-- Start --
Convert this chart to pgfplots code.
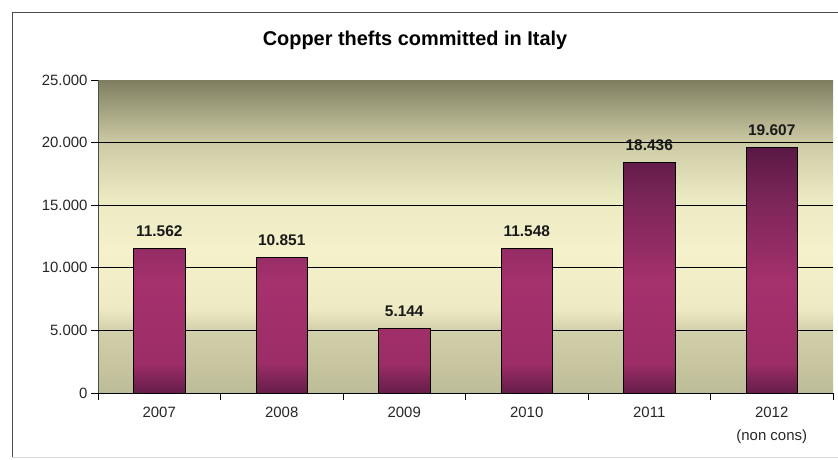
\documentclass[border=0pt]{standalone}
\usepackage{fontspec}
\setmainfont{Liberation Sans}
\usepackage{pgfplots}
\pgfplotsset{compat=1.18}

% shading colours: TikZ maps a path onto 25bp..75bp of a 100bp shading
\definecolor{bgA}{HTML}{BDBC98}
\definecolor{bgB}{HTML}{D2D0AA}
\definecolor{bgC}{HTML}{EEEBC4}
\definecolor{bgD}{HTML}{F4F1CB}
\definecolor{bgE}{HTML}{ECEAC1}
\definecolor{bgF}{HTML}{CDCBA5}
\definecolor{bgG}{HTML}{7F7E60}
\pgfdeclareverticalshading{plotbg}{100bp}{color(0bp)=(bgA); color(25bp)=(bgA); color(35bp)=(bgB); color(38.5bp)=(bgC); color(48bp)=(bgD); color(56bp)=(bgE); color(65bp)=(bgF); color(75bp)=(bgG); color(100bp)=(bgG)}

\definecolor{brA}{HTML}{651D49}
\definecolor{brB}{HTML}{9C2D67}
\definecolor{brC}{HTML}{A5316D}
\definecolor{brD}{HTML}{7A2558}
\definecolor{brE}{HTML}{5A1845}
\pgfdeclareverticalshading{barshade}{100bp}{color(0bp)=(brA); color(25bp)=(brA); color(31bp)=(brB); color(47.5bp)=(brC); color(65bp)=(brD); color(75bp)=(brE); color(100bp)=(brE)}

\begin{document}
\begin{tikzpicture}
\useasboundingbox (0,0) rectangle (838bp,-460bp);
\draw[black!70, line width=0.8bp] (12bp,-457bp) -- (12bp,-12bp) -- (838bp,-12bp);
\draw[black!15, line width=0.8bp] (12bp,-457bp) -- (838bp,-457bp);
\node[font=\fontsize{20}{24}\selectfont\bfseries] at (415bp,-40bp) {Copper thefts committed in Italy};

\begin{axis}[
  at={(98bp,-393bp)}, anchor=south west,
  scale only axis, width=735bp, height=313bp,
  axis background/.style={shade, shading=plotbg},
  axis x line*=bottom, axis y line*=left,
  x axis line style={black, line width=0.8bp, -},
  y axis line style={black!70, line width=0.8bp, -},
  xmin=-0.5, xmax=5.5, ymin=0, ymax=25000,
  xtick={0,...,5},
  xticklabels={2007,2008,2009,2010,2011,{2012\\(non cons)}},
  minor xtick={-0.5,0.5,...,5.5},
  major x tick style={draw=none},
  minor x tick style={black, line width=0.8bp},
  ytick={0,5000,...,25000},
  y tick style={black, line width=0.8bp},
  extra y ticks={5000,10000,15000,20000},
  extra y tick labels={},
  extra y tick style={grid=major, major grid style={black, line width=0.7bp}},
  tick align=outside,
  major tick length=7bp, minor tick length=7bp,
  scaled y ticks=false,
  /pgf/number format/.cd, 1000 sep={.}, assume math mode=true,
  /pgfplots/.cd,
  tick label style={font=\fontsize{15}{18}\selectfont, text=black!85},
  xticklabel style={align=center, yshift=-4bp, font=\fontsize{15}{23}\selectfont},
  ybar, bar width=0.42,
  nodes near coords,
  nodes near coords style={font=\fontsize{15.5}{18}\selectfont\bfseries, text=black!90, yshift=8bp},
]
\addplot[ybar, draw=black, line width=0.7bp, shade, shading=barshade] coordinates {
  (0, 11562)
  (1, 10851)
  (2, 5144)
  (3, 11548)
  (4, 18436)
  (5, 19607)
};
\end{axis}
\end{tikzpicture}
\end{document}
-- End --
Task details ▸
Set the lines above down again, word for word, from the first through the one containing "thefts committed in"; pictures excluded.

Result ▸
Convert this chart to pgfplots code.
\documentclass[border=0pt]{standalone}
\usepackage{fontspec}
\setmainfont{Liberation Sans}
\usepackage{pgfplots}
\pgfplotsset{compat=1.18}

% shading colours: TikZ maps a path onto 25bp..75bp of a 100bp shading
\definecolor{bgA}{HTML}{BDBC98}
\definecolor{bgB}{HTML}{D2D0AA}
\definecolor{bgC}{HTML}{EEEBC4}
\definecolor{bgD}{HTML}{F4F1CB}
\definecolor{bgE}{HTML}{ECEAC1}
\definecolor{bgF}{HTML}{CDCBA5}
\definecolor{bgG}{HTML}{7F7E60}
\pgfdeclareverticalshading{plotbg}{100bp}{color(0bp)=(bgA); color(25bp)=(bgA); color(35bp)=(bgB); color(38.5bp)=(bgC); color(48bp)=(bgD); color(56bp)=(bgE); color(65bp)=(bgF); color(75bp)=(bgG); color(100bp)=(bgG)}

\definecolor{brA}{HTML}{651D49}
\definecolor{brB}{HTML}{9C2D67}
\definecolor{brC}{HTML}{A5316D}
\definecolor{brD}{HTML}{7A2558}
\definecolor{brE}{HTML}{5A1845}
\pgfdeclareverticalshading{barshade}{100bp}{color(0bp)=(brA); color(25bp)=(brA); color(31bp)=(brB); color(47.5bp)=(brC); color(65bp)=(brD); color(75bp)=(brE); color(100bp)=(brE)}

\begin{document}
\begin{tikzpicture}
\useasboundingbox (0,0) rectangle (838bp,-460bp);
\draw[black!70, line width=0.8bp] (12bp,-457bp) -- (12bp,-12bp) -- (838bp,-12bp);
\draw[black!15, line width=0.8bp] (12bp,-457bp) -- (838bp,-457bp);
\node[font=\fontsize{20}{24}\selectfont\bfseries] at (415bp,-40bp) {Copper thefts committed in Italy};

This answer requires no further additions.